(Charts and diagrams as code)
================================
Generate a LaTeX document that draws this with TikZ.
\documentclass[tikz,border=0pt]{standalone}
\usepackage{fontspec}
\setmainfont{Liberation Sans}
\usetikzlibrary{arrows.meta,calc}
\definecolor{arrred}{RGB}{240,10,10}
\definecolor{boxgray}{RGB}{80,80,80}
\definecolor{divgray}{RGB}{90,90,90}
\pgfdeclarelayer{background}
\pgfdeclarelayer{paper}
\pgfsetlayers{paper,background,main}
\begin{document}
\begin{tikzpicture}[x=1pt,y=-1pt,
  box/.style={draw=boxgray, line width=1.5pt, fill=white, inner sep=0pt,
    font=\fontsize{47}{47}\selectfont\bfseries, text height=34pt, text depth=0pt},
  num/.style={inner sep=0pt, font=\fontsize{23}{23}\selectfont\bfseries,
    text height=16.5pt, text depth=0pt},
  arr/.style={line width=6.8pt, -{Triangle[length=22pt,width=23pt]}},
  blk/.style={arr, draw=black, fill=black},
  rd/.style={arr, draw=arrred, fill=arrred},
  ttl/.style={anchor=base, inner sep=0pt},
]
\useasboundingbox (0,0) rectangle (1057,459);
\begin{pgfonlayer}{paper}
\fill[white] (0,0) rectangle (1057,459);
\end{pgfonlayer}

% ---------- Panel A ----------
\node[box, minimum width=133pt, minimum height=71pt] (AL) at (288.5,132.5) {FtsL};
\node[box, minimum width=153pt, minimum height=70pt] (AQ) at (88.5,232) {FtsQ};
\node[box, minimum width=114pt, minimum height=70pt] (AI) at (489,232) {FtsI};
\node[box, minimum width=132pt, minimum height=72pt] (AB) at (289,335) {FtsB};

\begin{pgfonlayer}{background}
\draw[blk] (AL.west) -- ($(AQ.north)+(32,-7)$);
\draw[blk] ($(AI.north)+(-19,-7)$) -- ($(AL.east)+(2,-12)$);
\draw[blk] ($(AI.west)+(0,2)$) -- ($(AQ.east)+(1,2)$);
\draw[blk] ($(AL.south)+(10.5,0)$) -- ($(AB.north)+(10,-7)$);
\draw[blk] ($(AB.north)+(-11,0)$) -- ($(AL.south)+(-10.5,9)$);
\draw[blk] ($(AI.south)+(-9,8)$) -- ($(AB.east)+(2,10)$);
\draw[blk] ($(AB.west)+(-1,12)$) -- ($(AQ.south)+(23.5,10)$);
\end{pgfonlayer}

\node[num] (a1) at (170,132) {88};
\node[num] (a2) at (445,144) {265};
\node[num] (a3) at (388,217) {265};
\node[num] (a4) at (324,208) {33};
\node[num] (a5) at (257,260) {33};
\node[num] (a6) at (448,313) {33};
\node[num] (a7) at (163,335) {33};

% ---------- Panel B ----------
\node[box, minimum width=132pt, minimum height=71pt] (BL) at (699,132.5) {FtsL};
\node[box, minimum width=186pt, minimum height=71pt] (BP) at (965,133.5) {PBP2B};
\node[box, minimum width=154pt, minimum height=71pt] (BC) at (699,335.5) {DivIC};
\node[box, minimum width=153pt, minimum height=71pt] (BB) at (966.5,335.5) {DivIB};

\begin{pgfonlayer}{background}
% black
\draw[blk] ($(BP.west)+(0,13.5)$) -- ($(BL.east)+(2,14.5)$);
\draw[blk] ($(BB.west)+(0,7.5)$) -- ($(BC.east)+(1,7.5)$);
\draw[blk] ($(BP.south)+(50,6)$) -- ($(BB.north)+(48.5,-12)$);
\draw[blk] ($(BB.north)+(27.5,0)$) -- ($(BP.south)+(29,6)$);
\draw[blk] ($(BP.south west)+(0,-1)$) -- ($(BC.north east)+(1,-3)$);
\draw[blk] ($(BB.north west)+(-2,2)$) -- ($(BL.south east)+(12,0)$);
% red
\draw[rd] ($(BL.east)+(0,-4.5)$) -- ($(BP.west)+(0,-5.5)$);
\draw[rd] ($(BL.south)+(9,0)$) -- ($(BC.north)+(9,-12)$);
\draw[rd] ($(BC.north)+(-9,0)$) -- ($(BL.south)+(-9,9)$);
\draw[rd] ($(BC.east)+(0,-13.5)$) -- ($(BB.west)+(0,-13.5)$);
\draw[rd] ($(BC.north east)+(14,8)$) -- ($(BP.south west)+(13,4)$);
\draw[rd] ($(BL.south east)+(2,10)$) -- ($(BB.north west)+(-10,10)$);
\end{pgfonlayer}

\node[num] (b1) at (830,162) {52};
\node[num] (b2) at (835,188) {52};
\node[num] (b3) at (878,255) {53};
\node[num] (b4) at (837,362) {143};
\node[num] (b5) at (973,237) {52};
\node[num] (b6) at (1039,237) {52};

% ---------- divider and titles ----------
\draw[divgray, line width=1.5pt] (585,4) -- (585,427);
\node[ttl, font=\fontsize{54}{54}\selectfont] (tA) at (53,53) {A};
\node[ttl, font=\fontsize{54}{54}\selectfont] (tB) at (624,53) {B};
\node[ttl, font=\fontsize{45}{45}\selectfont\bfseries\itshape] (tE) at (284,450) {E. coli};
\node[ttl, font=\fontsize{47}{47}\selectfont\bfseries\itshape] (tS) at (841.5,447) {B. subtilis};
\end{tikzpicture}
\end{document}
================================
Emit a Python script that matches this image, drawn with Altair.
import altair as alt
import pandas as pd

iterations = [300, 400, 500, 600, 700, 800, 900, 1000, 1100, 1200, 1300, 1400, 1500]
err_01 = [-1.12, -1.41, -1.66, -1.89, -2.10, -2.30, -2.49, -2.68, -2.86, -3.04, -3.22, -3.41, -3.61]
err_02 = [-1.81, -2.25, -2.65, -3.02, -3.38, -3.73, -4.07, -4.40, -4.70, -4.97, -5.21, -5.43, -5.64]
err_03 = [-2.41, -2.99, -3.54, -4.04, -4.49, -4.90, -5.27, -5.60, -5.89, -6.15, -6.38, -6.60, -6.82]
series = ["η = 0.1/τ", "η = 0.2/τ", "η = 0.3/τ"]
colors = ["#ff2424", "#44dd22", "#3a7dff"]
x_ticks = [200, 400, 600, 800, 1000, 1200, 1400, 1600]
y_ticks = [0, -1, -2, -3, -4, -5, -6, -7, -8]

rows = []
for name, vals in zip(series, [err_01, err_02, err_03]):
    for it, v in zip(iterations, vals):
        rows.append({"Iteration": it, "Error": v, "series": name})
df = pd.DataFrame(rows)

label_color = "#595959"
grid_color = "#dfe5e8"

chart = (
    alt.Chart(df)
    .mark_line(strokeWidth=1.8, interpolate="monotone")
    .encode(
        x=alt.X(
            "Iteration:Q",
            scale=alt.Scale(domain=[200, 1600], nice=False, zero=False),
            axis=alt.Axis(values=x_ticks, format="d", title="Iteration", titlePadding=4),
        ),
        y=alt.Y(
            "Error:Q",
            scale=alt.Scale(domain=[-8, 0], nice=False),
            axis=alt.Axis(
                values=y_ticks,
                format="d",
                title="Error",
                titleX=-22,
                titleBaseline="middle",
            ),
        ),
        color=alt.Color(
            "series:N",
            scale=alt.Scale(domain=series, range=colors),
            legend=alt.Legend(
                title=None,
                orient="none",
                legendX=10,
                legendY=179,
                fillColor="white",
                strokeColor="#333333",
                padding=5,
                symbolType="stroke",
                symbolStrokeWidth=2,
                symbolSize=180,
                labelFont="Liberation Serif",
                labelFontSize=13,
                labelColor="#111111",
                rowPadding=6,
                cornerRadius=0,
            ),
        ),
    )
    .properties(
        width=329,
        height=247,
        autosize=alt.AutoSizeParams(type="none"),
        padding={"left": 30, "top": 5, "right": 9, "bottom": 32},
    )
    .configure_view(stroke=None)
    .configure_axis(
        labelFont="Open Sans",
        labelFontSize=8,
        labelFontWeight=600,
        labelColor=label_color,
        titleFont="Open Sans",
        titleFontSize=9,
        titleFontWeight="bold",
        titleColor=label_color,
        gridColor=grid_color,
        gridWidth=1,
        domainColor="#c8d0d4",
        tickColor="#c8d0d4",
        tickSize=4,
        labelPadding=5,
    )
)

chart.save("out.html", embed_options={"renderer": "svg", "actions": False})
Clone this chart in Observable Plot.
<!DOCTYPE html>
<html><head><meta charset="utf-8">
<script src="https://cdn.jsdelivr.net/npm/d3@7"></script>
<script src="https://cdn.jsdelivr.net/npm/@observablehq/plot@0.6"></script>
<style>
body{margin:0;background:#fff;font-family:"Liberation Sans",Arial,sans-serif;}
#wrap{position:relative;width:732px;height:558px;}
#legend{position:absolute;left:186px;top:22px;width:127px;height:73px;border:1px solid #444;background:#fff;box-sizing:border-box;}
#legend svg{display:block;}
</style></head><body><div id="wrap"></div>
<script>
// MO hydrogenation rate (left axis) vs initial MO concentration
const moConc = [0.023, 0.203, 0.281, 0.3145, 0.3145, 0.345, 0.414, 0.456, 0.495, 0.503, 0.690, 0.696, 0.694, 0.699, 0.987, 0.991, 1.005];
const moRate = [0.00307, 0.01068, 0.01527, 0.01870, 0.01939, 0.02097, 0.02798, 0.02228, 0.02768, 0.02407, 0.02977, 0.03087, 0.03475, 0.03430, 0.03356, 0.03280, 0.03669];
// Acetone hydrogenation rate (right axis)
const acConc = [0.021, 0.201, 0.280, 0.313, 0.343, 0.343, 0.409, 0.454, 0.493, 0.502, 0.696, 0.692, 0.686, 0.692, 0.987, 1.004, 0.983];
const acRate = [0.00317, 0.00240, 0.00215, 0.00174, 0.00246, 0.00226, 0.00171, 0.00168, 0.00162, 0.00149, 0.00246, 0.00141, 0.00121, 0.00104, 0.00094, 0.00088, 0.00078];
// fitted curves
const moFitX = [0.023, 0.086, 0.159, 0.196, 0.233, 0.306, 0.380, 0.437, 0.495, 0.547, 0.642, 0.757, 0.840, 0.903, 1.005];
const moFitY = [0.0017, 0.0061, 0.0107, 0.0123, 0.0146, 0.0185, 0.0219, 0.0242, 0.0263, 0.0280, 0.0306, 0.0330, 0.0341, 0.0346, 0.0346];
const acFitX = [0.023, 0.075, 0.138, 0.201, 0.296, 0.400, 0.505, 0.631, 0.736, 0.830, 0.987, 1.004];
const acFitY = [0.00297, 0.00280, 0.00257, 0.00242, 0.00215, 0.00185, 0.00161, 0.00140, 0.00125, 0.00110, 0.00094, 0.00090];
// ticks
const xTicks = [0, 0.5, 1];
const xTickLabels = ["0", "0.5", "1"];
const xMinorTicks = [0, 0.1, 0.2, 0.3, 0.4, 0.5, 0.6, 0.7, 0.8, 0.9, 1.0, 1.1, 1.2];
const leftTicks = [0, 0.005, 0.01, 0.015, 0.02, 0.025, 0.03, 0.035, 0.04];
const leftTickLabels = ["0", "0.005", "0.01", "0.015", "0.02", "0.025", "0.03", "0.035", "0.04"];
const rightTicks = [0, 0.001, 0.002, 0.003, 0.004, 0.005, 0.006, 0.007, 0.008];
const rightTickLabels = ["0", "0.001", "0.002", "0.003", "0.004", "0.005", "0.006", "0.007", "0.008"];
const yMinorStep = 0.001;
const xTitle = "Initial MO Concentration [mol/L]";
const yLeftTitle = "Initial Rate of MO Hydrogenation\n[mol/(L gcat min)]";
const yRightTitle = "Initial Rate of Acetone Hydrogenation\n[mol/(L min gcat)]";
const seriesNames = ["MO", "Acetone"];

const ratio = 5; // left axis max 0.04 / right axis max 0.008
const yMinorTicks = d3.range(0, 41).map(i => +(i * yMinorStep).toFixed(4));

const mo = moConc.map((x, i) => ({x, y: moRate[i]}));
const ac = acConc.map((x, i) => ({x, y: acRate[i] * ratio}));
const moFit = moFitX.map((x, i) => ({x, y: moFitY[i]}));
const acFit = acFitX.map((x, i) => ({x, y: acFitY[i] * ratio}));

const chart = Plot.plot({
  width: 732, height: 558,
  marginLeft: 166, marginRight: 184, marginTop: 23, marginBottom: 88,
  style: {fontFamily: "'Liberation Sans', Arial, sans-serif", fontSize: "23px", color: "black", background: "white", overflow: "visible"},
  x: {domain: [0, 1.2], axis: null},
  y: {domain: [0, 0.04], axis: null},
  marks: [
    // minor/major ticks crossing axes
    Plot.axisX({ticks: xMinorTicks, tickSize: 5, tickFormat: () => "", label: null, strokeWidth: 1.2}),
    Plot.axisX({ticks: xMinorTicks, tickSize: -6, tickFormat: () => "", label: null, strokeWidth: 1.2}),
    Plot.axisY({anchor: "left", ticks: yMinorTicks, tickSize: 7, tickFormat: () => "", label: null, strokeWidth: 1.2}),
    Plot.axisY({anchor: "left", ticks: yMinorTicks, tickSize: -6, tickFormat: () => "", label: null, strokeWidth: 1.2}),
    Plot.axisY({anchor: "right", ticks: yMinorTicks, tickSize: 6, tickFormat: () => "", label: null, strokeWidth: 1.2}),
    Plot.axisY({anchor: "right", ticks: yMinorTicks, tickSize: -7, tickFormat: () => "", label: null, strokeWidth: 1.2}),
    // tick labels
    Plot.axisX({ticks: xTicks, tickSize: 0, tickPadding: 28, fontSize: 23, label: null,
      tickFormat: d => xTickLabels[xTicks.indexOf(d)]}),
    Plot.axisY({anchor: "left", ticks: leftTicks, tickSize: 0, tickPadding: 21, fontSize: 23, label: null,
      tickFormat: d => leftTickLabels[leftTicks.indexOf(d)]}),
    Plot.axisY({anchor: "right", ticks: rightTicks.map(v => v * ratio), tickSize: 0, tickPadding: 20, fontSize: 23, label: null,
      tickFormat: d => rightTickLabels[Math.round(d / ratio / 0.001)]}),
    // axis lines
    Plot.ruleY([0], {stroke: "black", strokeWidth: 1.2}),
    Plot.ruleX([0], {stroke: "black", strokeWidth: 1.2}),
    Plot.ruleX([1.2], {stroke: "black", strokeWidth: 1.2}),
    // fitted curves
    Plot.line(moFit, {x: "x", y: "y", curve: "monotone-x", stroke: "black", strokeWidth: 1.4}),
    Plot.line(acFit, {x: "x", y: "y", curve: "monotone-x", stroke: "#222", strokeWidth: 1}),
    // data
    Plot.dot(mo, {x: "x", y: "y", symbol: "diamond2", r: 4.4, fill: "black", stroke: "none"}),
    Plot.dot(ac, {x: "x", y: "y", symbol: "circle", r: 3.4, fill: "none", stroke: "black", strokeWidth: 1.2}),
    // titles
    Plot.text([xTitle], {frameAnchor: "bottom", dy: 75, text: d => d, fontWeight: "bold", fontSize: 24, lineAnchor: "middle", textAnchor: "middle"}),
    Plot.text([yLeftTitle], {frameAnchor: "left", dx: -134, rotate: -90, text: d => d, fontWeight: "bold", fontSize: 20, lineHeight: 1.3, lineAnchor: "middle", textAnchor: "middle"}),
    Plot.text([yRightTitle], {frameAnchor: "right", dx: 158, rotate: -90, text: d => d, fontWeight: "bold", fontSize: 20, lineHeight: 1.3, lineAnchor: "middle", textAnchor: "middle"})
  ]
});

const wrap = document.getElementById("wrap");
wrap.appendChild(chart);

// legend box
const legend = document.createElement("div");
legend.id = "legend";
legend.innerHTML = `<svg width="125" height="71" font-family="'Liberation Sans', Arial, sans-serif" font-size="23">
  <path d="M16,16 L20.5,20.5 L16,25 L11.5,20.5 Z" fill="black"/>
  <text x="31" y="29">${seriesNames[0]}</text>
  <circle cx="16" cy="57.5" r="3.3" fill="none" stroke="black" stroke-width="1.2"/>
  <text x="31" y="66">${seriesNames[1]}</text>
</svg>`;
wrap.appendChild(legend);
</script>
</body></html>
================================
- Aim of the exercise:
All lines in the listing above from the line containing "Emit a Python" to the line containing "import pandas as pd", inclusive, should be retyped exactly; no other lines should appear.

- Finished task:
Emit a Python script that matches this image, drawn with Altair.
import altair as alt
import pandas as pd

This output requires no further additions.